Why was the Congress of African Peoples' Convention in '70 important as a first step in building that National Black Movement?
The Congress of African People was in 1970 in a place called Atlanta, Georgia and it came about, I think because Stokely Carmichael or Kwame Tur and, um, Owussi Sedhaki[SIC] decided or began the discussion about bringing this into the international arena, bringing the sense of being Black into an international arena, an African arena also at that particular time. And so, Stokely, Kwame had been discussing this from '68 until 1970. As a consequence, there was a gathering there. And we all came. You had at that gathering, don't forget now, everyone from Farrakhan, ah, to Diggs, ah Whitney Young was there--you're talking about two years before his death--also in a dashiki. Ah.
I'm sorry. We're going to have to cut a second.
Okay, could you tell me about the Congress of African Peoples' Convention in 1970 and this sense of it being the first step to this National Black Movement?

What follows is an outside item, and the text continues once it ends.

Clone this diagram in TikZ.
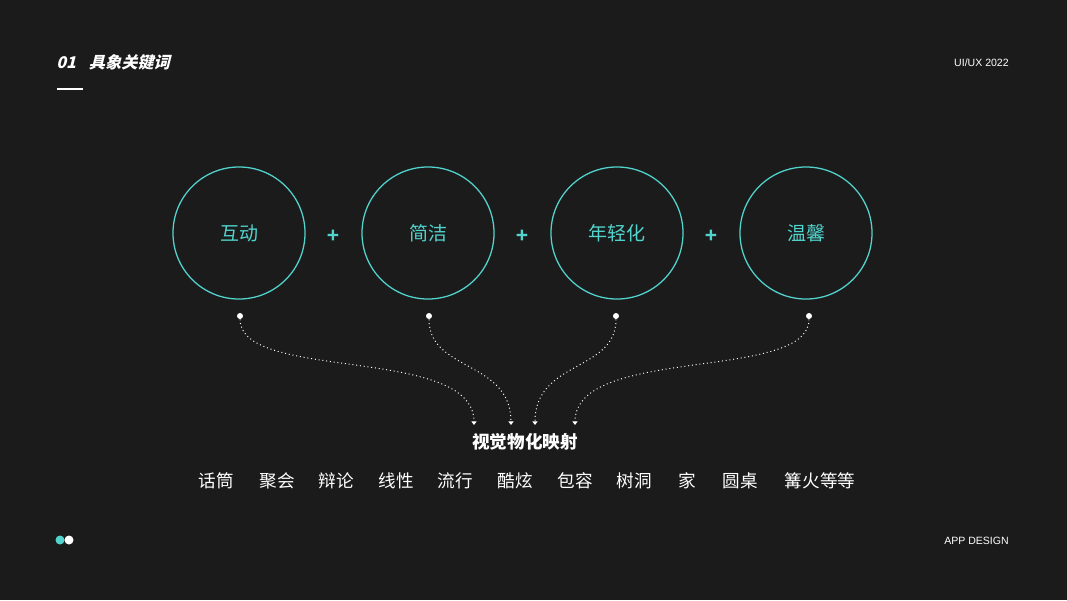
\documentclass[tikz,border=0pt]{standalone}
\usepackage{fontspec}
\setmainfont{Liberation Sans}
\newfontfamily\cjk{Noto Sans CJK SC}
\newfontfamily\cjkit{Noto Sans CJK SC}[FakeSlant=0.25]
\usetikzlibrary{arrows.meta}
\definecolor{bg}{RGB}{27,27,27}
\definecolor{teal}{RGB}{82,212,206}
\tikzset{
    ring/.style={circle,draw=teal,line width=0.9pt, minimum size=3.3cm, inner sep=0, text=teal, font=\cjk\fontsize{13.5}{13.5}\selectfont},
    plus/.style={text=teal, font=\bfseries\fontsize{15}{15}\selectfont, inner sep=0},
    dot/.style={circle,fill=white, minimum size=0.15cm, inner sep=0},
    link/.style={dotted, draw=white!75, line width=0.7pt, -{Triangle[width=3.5pt,length=2.5pt]}},
    word/.style={text=white!90, font=\cjk\fontsize{12.5}{12.5}\selectfont, inner sep=0}
}
\begin{document}
\begin{tikzpicture}[x=0.025cm,y=-0.025cm]
    \fill[bg] (0,0) rectangle (1067,600);
    \useasboundingbox (0,0) rectangle (1067,600);
    % header
    \node[anchor=west, text=white, inner sep=0, font=\cjkit\bfseries\fontsize{11.5}{11.5}\selectfont] (title) at (56,62) {01\hspace{0.8em}具象关键词};
    \draw[white, line width=1.2pt] (57,89) -- (83,89);
    \node[anchor=east, text=white!85, inner sep=0, font=\fontsize{7.5}{7.5}\selectfont] (year) at (1009,63) {UI/UX 2022};
    \node[anchor=east, text=white!85, inner sep=0, font=\fontsize{7.5}{7.5}\selectfont] (app) at (1009,541) {APP DESIGN};
    \fill[teal] (60,540) circle (4.5);
    \fill[white] (69,540) circle (4.5);
    % keywords
    \node[ring] (c1) at (239,233) {互动};
    \node[ring] (c2) at (428,233) {简洁};
    \node[ring] (c3) at (617,233) {年轻化};
    \node[ring] (c4) at (806,233) {温馨};
    \node[plus] (p1) at (333,236) {+};
    \node[plus] (p2) at (522,236) {+};
    \node[plus] (p3) at (711,236) {+};
    % mapping
    \node[dot] (d1) at (240,316) {};
    \node[dot] (d2) at (429,316) {};
    \node[dot] (d3) at (616,316) {};
    \node[dot] (d4) at (809,316) {};
    \coordinate (e1) at (474,425);
    \coordinate (e2) at (511,425);
    \coordinate (e3) at (535,425);
    \coordinate (e4) at (575,425);
    \draw[link] (d1) .. controls (240,382) and (474,345) .. (e1);
    \draw[link] (d2) .. controls (429,372) and (511,360) .. (e2);
    \draw[link] (d3) .. controls (616,372) and (535,360) .. (e3);
    \draw[link] (d4) .. controls (809,382) and (575,345) .. (e4);
    \node[text=white, inner sep=0, font=\cjk\bfseries\fontsize{12.5}{12.5}\selectfont] (map) at (525,442) {视觉物化映射};
    % words
    \node[word] (w1) at (216,481) {话筒};
    \node[word] (w2) at (277,481) {聚会};
    \node[word] (w3) at (336,481) {辩论};
    \node[word] (w4) at (396,481) {线性};
    \node[word] (w5) at (455,481) {流行};
    \node[word] (w6) at (515,481) {酷炫};
    \node[word] (w7) at (575,481) {包容};
    \node[word] (w8) at (634,481) {树洞};
    \node[word] (w9) at (687,481) {家};
    \node[word] (w10) at (740,481) {圆桌};
    \node[word] (w11) at (820,481) {篝火等等};
\end{tikzpicture}
\end{document}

The Congress of African People happened in 1970 in a place called Atlanta, Georgia and, to have been there, to have felt that excitement to have seen on a stage a minister, Louis Farrakhan, ah, a Whitney Young of the Urban League, ah, a Congressman Diggs, um, to have seen, um, people come together, holding hands, saying simply, "We are going to advance the cause of Blackness and take it to a level that it--that this country had never seen before." It is that excitement, that kind of mood, ah, that permeated, ah, the room there, in Atlanta, Georgia. And we knew, many of us, that it had been in a sense the brainchild of a number of people who had begun to push for an internationalizing of the movement. Ah, it was not just nationalizing the movement, but internationalizing the movement, saying simply, "We are moving to, we are taking it to an African arena now." Ah, we are bringing people along who perhaps don't want to come along. Ah, because the mass of people, the mass of Black people in this country are saying simply, "Get on board this train," just as Tubman said, "If you don't get aboard in 1970, you might get left." So, a whole lot of people got on board that train in Atlanta, Georgia because they knew that the train was running and was on high speed at that point.